Are you trolling with this? Literally the only thing worth remembering about that is Tasha Yar biting it and Mariner's prank call to the blob. Trek was always a space drama, buddy.
I'm dead serious about it. Yeah, it has cheesy SFX, but it's a good story, has a death that actually matters (at least until Yesterday's Enterprise) and isn't just some red shirt, the showdown between Picard and Armus is great, and even the sappy funeral scene is better than the rest of Yar's entire existence. Except for Wesley's part. I wish she would have encouraged the boy to walk out an airlock. I just have the consolation of knowing he has an eternity of rape at the Traveler's gnarly hands. Also, Trek was a space opera, but now it's devolved into "feelings...in space!" and "feelings...with time travel!" and "feelings...with CGI!"
I enjoyed this episode. I liked how they were able to not violate established continuity with Kirk and La'an by having Kirk from the alternate timeline and La'an not being able to mention meeting the alternate Kirk. Also the unexpected twist with Kirk not winning the bluff he tried with Sera. A younger, cockier Kirk but with apparently less experience. The breakdown La'an had was rough, she has a tragic past and then experiencing a possible relationship only to lose it with the alternate Kirk dying and then knowing she can't pursue one with her universe Kirk.
not seeing why she couldn't hook up with him?
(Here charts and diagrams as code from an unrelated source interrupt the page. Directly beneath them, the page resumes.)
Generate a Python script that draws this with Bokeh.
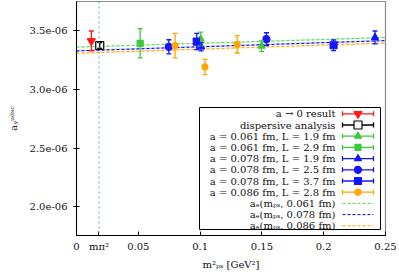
from bokeh.plotting import figure
from bokeh.models import ColumnDataSource, Whisker, TeeHead, Span, FixedTicker, Range1d
from bokeh.embed import file_html
from bokeh.resources import INLINE

FONT = "DejaVu Serif"

# ---- data ----
m_pi_sq = 0.0182

red_x = [0.012];  red_y = [3.415e-6];  red_err = [0.085e-6]
disp_x = [0.0188]; disp_y = [3.376e-6]; disp_err = [0.025e-6]
g19_x = [0.1005, 0.1497]; g19_y = [3.43e-6, 3.37e-6]; g19_err = [0.06e-6, 0.045e-6]
g29_x = [0.0515]; g29_y = [3.395e-6]; g29_err = [0.125e-6]
b19_x = [0.1008, 0.2415]; b19_y = [3.365e-6, 3.445e-6]; b19_err = [0.035e-6, 0.055e-6]
b25_x = [0.0747, 0.1537]; b25_y = [3.365e-6, 3.43e-6]; b25_err = [0.06e-6, 0.055e-6]
b37_x = [0.0973, 0.208]; b37_y = [3.41e-6, 3.378e-6]; b37_err = [0.07e-6, 0.045e-6]
o28_x = [0.0798, 0.104, 0.130]; o28_y = [3.375e-6, 3.193e-6, 3.386e-6]; o28_err = [0.105e-6, 0.065e-6, 0.074e-6]

fit_x = [0.0, 0.25]
fit061 = [3.362e-6, 3.444e-6]
fit078 = [3.330e-6, 3.418e-6]
fit086 = [3.310e-6, 3.397e-6]
fit_band = 0.008e-6

x_ticks = [0.0, m_pi_sq, 0.05, 0.1, 0.15, 0.2, 0.25]
x_tick_labels = ["0", "mπ²", "0.05", "0.1", "0.15", "0.2", "0.25"]
y_ticks = [2.0e-6, 2.5e-6, 3.0e-6, 3.5e-6]
y_tick_labels = ["2.0e-06", "2.5e-06", "3.0e-06", "3.5e-06"]

leg_labels = ["a → 0 result", "dispersive analysis",
              "a = 0.061 fm, L = 1.9 fm", "a = 0.061 fm, L = 2.9 fm",
              "a = 0.078 fm, L = 1.9 fm", "a = 0.078 fm, L = 2.5 fm",
              "a = 0.078 fm, L = 3.7 fm", "a = 0.086 fm, L = 2.8 fm",
              "aₑ(mₚₛ, 0.061 fm)", "aₑ(mₚₛ, 0.078 fm)", "aₑ(mₚₛ, 0.086 fm)"]

RED = "#ff1a1a"; BLACK = "#000000"; GREEN = "#3dc83d"; BLUE = "#1515ff"; ORANGE = "#ffa500"
GREEN_FIT = "#55d855"; BLUE_FIT = "#0000e0"; ORANGE_FIT = "#ffa500"

series = [
    (red_x, red_y, red_err, RED, "inverted_triangle", RED, 8),
    (disp_x, disp_y, disp_err, BLACK, "square", "white", 8),
    (g19_x, g19_y, g19_err, GREEN, "triangle", GREEN, 7),
    (g29_x, g29_y, g29_err, GREEN, "square", GREEN, 6),
    (b19_x, b19_y, b19_err, BLUE, "triangle", BLUE, 7),
    (b25_x, b25_y, b25_err, BLUE, "circle", BLUE, 7),
    (b37_x, b37_y, b37_err, BLUE, "square", BLUE, 7),
    (o28_x, o28_y, o28_err, ORANGE, "circle", ORANGE, 6),
]

FW, FH = 309, 234
p = figure(width=399, height=272, x_range=(0, 0.25), y_range=(1.7526e-6, 3.752e-6),
           output_backend="svg", toolbar_location=None,
           min_border_left=76, min_border_right=14, min_border_top=1, min_border_bottom=37)
p.grid.visible = False
p.outline_line_color = "#888888"
p.outline_line_width = 1.2
p.background_fill_color = "white"

# axes
xa = p.xaxis[0]
xa.ticker = FixedTicker(ticks=x_ticks)
xa.major_label_overrides = {t: l for t, l in zip(x_ticks, x_tick_labels)}
xa.axis_label = "m²ₚₛ [GeV²]"
ya = p.yaxis[0]
ya.ticker = FixedTicker(ticks=y_ticks)
ya.major_label_overrides = {t: l for t, l in zip(y_ticks, y_tick_labels)}
ya.axis_label = "aᵧᵘᵈˢᶜ"
for ax in (xa, ya):
    ax.minor_tick_line_color = None
    ax.major_label_text_font = FONT
    ax.major_label_text_font_size = "10px"
    ax.major_label_text_color = "#111111"
    ax.axis_label_text_font = FONT
    ax.axis_label_text_font_size = "10px"
    ax.axis_label_text_font_style = "normal"
    ax.axis_label_text_color = "#111111"
    ax.axis_line_color = "black"
    ax.major_tick_line_color = "black"
xa.major_tick_in = 4; xa.major_tick_out = 0
xa.major_label_standoff = 5; xa.axis_label_standoff = 4
ya.major_tick_in = 3; ya.major_tick_out = 3
ya.major_label_standoff = 6; ya.axis_label_standoff = 8

# vertical physical-point line
p.add_layout(Span(location=m_pi_sq, dimension="height", line_color="#6aa8a0",
                  line_dash="2 3", line_width=1))

# fit lines with faint bands
for fy, col in ((fit061, GREEN_FIT), (fit078, BLUE_FIT), (fit086, ORANGE_FIT)):
    p.varea(x=fit_x, y1=[v - fit_band for v in fy], y2=[v + fit_band for v in fy],
            fill_color=col, fill_alpha=0.18)
    p.line(fit_x, fy, line_color=col, line_dash="3 2", line_width=1)

# data with error bars
for xs, ys, es, col, mk, fill, sz in series:
    src = ColumnDataSource(dict(x=xs, y=ys,
                                upper=[a + b for a, b in zip(ys, es)],
                                lower=[a - b for a, b in zip(ys, es)]))
    p.add_layout(Whisker(source=src, base="x", upper="upper", lower="lower",
                         dimension="height", line_color=col, line_width=1.3,
                         upper_head=TeeHead(size=5, line_color=col, line_width=1.3),
                         lower_head=TeeHead(size=5, line_color=col, line_width=1.3),
                         level="glyph"))
    p.scatter("x", "y", source=src, marker=mk, size=sz, fill_color=fill,
              line_color=col, line_width=1.2)

# ---- legend, drawn in frame-pixel coordinates ----
p.extra_x_ranges = {"lx": Range1d(0, FW)}
p.extra_y_ranges = {"ly": Range1d(FH, 0)}
L = dict(x_range_name="lx", y_range_name="ly")
p.quad(left=123, right=304, top=106, bottom=228, fill_color="white",
       line_color="black", line_width=1, **L)
row_y = [112.3 + 11.2 * i for i in range(len(leg_labels))]
p.text(x=[259] * len(leg_labels), y=row_y, text=leg_labels, text_align="right",
       text_baseline="middle", text_font={"value": FONT}, text_font_size="10px",
       text_color="#111111", **L)
x0, x1, xm = 266, 297, 281.5
for i, (xs, ys, es, col, mk, fill, sz) in enumerate(series):
    yy = row_y[i]
    p.segment(x0=[x0], y0=[yy], x1=[x1], y1=[yy], line_color=col, line_width=1.3, **L)
    p.segment(x0=[x0, x1], y0=[yy - 2.5, yy - 2.5], x1=[x0, x1], y1=[yy + 2.5, yy + 2.5],
              line_color=col, line_width=1.3, **L)
    p.scatter(x=[xm], y=[yy], marker=mk, size=sz, fill_color=fill, line_color=col,
              line_width=1.2, **L)
for j, col in enumerate((GREEN_FIT, BLUE_FIT, ORANGE_FIT)):
    yy = row_y[len(series) + j]
    p.segment(x0=[x0], y0=[yy], x1=[x1], y1=[yy], line_color=col, line_dash="3 2",
              line_width=1, **L)

open("out.html", "w").write(file_html(p, INLINE))
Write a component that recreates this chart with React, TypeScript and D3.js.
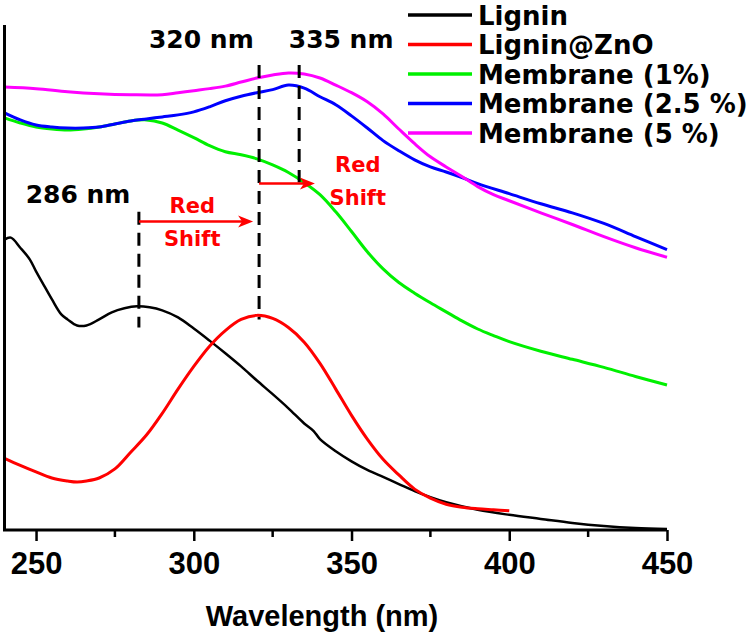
import React, { useEffect, useRef } from 'react';
import * as d3 from 'd3';

// UV-vis absorbance spectra (a.u.)
const ligninWl = [240, 242, 245, 248, 250, 252, 255, 258, 260, 263, 266, 270, 274, 278, 282, 286, 290, 295, 300, 305, 310, 315, 320, 325, 330, 335, 338, 340, 345, 350, 355, 360, 365, 370, 375, 380, 390, 400, 410, 420, 430, 440, 450];
const ligninAbs = [0.575, 0.579, 0.559, 0.536, 0.512, 0.49, 0.457, 0.427, 0.417, 0.405, 0.405, 0.417, 0.431, 0.439, 0.443, 0.441, 0.435, 0.421, 0.399, 0.375, 0.35, 0.324, 0.296, 0.269, 0.241, 0.211, 0.196, 0.18, 0.156, 0.136, 0.119, 0.105, 0.091, 0.077, 0.065, 0.055, 0.04, 0.03, 0.022, 0.014, 0.008, 0.004, 0.002];

const znoWl = [240, 245, 250, 255, 260, 263, 266, 270, 275, 280, 285, 290, 295, 300, 305, 310, 315, 320, 325, 330, 335, 340, 345, 350, 355, 360, 365, 370, 375, 380, 385, 390, 395, 400];
const znoAbs = [0.142, 0.128, 0.115, 0.103, 0.097, 0.095, 0.097, 0.103, 0.121, 0.154, 0.188, 0.231, 0.279, 0.324, 0.364, 0.395, 0.417, 0.425, 0.419, 0.401, 0.372, 0.33, 0.279, 0.227, 0.18, 0.14, 0.109, 0.081, 0.063, 0.051, 0.045, 0.042, 0.04, 0.038];

const mem1Wl = [240, 245, 250, 255, 260, 265, 270, 275, 280, 285, 290, 295, 300, 305, 310, 315, 320, 325, 330, 335, 340, 345, 350, 355, 360, 365, 370, 375, 380, 385, 390, 395, 400, 410, 420, 430, 440, 450];
const mem1Abs = [0.816, 0.806, 0.798, 0.794, 0.792, 0.794, 0.798, 0.804, 0.81, 0.812, 0.806, 0.792, 0.777, 0.761, 0.749, 0.743, 0.735, 0.723, 0.708, 0.688, 0.664, 0.63, 0.591, 0.551, 0.517, 0.49, 0.469, 0.45, 0.432, 0.414, 0.398, 0.385, 0.373, 0.354, 0.338, 0.322, 0.304, 0.287];

const mem25Wl = [240, 245, 250, 255, 260, 265, 270, 275, 280, 285, 290, 295, 300, 305, 310, 315, 320, 325, 330, 335, 340, 345, 350, 355, 360, 365, 370, 375, 380, 385, 390, 400, 410, 420, 430, 440, 450];
const mem25Abs = [0.826, 0.812, 0.802, 0.798, 0.796, 0.796, 0.798, 0.804, 0.81, 0.814, 0.818, 0.822, 0.828, 0.838, 0.85, 0.859, 0.866, 0.872, 0.881, 0.875, 0.858, 0.842, 0.82, 0.796, 0.771, 0.751, 0.733, 0.719, 0.709, 0.698, 0.686, 0.666, 0.646, 0.628, 0.607, 0.581, 0.555];

const mem5Wl = [240, 250, 260, 270, 280, 290, 295, 300, 305, 310, 315, 320, 325, 330, 335, 340, 345, 350, 355, 360, 365, 370, 375, 380, 385, 390, 395, 400, 410, 420, 430, 440, 450];
const mem5Abs = [0.877, 0.874, 0.868, 0.864, 0.862, 0.862, 0.866, 0.87, 0.874, 0.879, 0.887, 0.895, 0.901, 0.905, 0.903, 0.895, 0.881, 0.866, 0.848, 0.824, 0.794, 0.765, 0.739, 0.719, 0.7, 0.68, 0.664, 0.652, 0.628, 0.605, 0.581, 0.559, 0.54];

const seriesNames = ['Lignin', 'Lignin@ZnO', 'Membrane (1%)', 'Membrane (2.5 %)', 'Membrane (5 %)'];
const seriesColors = ['#000000', '#ff0000', '#00f000', '#0000ff', '#ff00ff'];
const seriesWl = [ligninWl, znoWl, mem1Wl, mem25Wl, mem5Wl];
const seriesAbs = [ligninAbs, znoAbs, mem1Abs, mem25Abs, mem5Abs];

const majorTicks = [250, 300, 350, 400, 450];
const minorTicks = [275, 325, 375, 425];

// peak markers: wavelength position, dashed line extent (abs), label
const peakWl = [282.6, 320.7, 333.4];
const peakTop = [0.63, 0.921, 0.921];
const peakBottom = [0.401, 0.417, 0.688];
const peakLabels = ['286 nm', '320 nm', '335 nm'];
const peakLabelWl = [263.3, 302.4, 346.7];
const peakLabelAbs = [0.648, 0.955, 0.955];

// red-shift arrows
const arrowFrom = [282.6, 320.7];
const arrowTo = [318.8, 338.4];
const arrowAbs = [0.611, 0.686];
const shiftLabelWl = [299.5, 352];
const shiftLabelAbs = [0.628, 0.708];

const W = 752;
const H = 637;

export default function App() {
  const svgRef = useRef<SVGSVGElement>(null);

  useEffect(() => {
    if (!svgRef.current) return;
    const svg = d3.select(svgRef.current);
    svg.selectAll('*').remove();

    const x = d3.scaleLinear().domain([240, 450]).range([4.5, 667]);
    const y = d3.scaleLinear().domain([0, 1]).range([530, 25]);

    const line = d3
      .line<[number, number]>()
      .x(d => x(d[0]))
      .y(d => y(d[1]))
      .curve(d3.curveCatmullRom.alpha(0.5));

    // spectra
    seriesNames.forEach((name, i) => {
      const pts = seriesWl[i].map((w, j) => [w, seriesAbs[i][j]] as [number, number]);
      svg
        .append('path')
        .attr('d', line(pts))
        .attr('fill', 'none')
        .attr('stroke', seriesColors[i])
        .attr('stroke-width', i === 0 ? 2.5 : 3)
        .attr('stroke-linejoin', 'round');
    });

    // axes
    const axisG = svg.append('g').attr('transform', `translate(0,${y(0)})`);
    axisG
      .call(d3.axisBottom(x).tickValues(majorTicks).tickSize(11).tickFormat(d3.format('d')))
      .call(g => g.select('.domain').remove());
    axisG.selectAll('.tick line').attr('stroke', '#000').attr('stroke-width', 2.5);
    axisG
      .selectAll('.tick text')
      .attr('y', 44)
      .attr('dy', 0)
      .attr('fill', '#000')
      .style('font-family', '"Liberation Sans", Arial, sans-serif')
      .style('font-weight', 'bold')
      .style('font-size', '31px');

    svg
      .append('g')
      .selectAll('line')
      .data(minorTicks)
      .enter()
      .append('line')
      .attr('x1', d => x(d))
      .attr('x2', d => x(d))
      .attr('y1', y(0))
      .attr('y2', y(0) + 7)
      .attr('stroke', '#000')
      .attr('stroke-width', 2.5);

    svg
      .append('path')
      .attr('d', `M${x(240)},${y(1)}V${y(0)}H${x(450)}`)
      .attr('fill', 'none')
      .attr('stroke', '#000')
      .attr('stroke-width', 3);

    svg
      .append('text')
      .attr('x', 322)
      .attr('y', 626)
      .attr('text-anchor', 'middle')
      .style('font-family', '"Liberation Sans", Arial, sans-serif')
      .style('font-weight', 'bold')
      .style('font-size', '29px')
      .text('Wavelength (nm)');

    // peak dashed lines
    peakWl.forEach((w, i) => {
      svg
        .append('line')
        .attr('x1', x(w))
        .attr('x2', x(w))
        .attr('y1', y(peakTop[i]))
        .attr('y2', y(peakBottom[i]))
        .attr('stroke', '#000')
        .attr('stroke-width', 3)
        .attr('stroke-dasharray', '13,8');
      svg
        .append('text')
        .attr('x', x(peakLabelWl[i]))
        .attr('y', y(peakLabelAbs[i]))
        .attr('text-anchor', 'middle')
        .style('font-family', '"DejaVu Sans", sans-serif')
        .style('font-weight', 'bold')
        .style('font-size', '25px')
        .text(peakLabels[i]);
    });

    // red shift arrows
    arrowFrom.forEach((w, i) => {
      const x0 = x(w);
      const x1 = x(arrowTo[i]);
      const yy = y(arrowAbs[i]);
      svg
        .append('line')
        .attr('x1', x0)
        .attr('x2', x1 - 8)
        .attr('y1', yy)
        .attr('y2', yy)
        .attr('stroke', '#ff0000')
        .attr('stroke-width', 2.5);
      svg
        .append('path')
        .attr('d', `M${x1},${yy}L${x1 - 15},${yy - 6}L${x1 - 11},${yy}L${x1 - 15},${yy + 6}Z`)
        .attr('fill', '#ff0000');
      const t = svg
        .append('text')
        .attr('text-anchor', 'middle')
        .attr('fill', '#ff0000')
        .style('font-family', '"DejaVu Sans", sans-serif')
        .style('font-weight', 'bold')
        .style('font-size', '21px');
      t.append('tspan').attr('x', x(shiftLabelWl[i])).attr('y', y(shiftLabelAbs[i])).text('Red');
      t.append('tspan').attr('x', x(shiftLabelWl[i])).attr('dy', 33).text('Shift');
    });

    // legend
    const legend = svg.append('g').attr('transform', 'translate(408,15)');
    seriesNames.forEach((name, i) => {
      const row = legend.append('g').attr('transform', `translate(0,${i * 29.5})`);
      row
        .append('line')
        .attr('x1', 0)
        .attr('x2', 64)
        .attr('stroke', seriesColors[i])
        .attr('stroke-width', 3.5);
      row
        .append('text')
        .attr('x', 70)
        .attr('y', 9.5)
        .style('font-family', '"DejaVu Sans", sans-serif')
        .style('font-weight', 'bold')
        .style('font-size', '26px')
        .text(name);
    });
  }, []);

  return (
    <svg
      ref={svgRef}
      width={W}
      height={H}
      style={{ position: 'absolute', left: 0, top: 0, background: '#fff' }}
    />
  );
}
Sure, he's not the one she lost, but he kind of is. What if the Kirk she went to the past with was from the future as well as an alternate timeline?
I'm all of them. Skinofevil, castle, Storm, Ramen, Dayton, even Spaceturkey. I am every single person who has ever registered on WF, TBBS, or TK. You figured me out. Congrats, you put Sherlock Holmes to shame.
I get the impression she mainly felt safe opening up to alt-Kirk because he'd never heard of Khan, and she assumes prime Kirk has.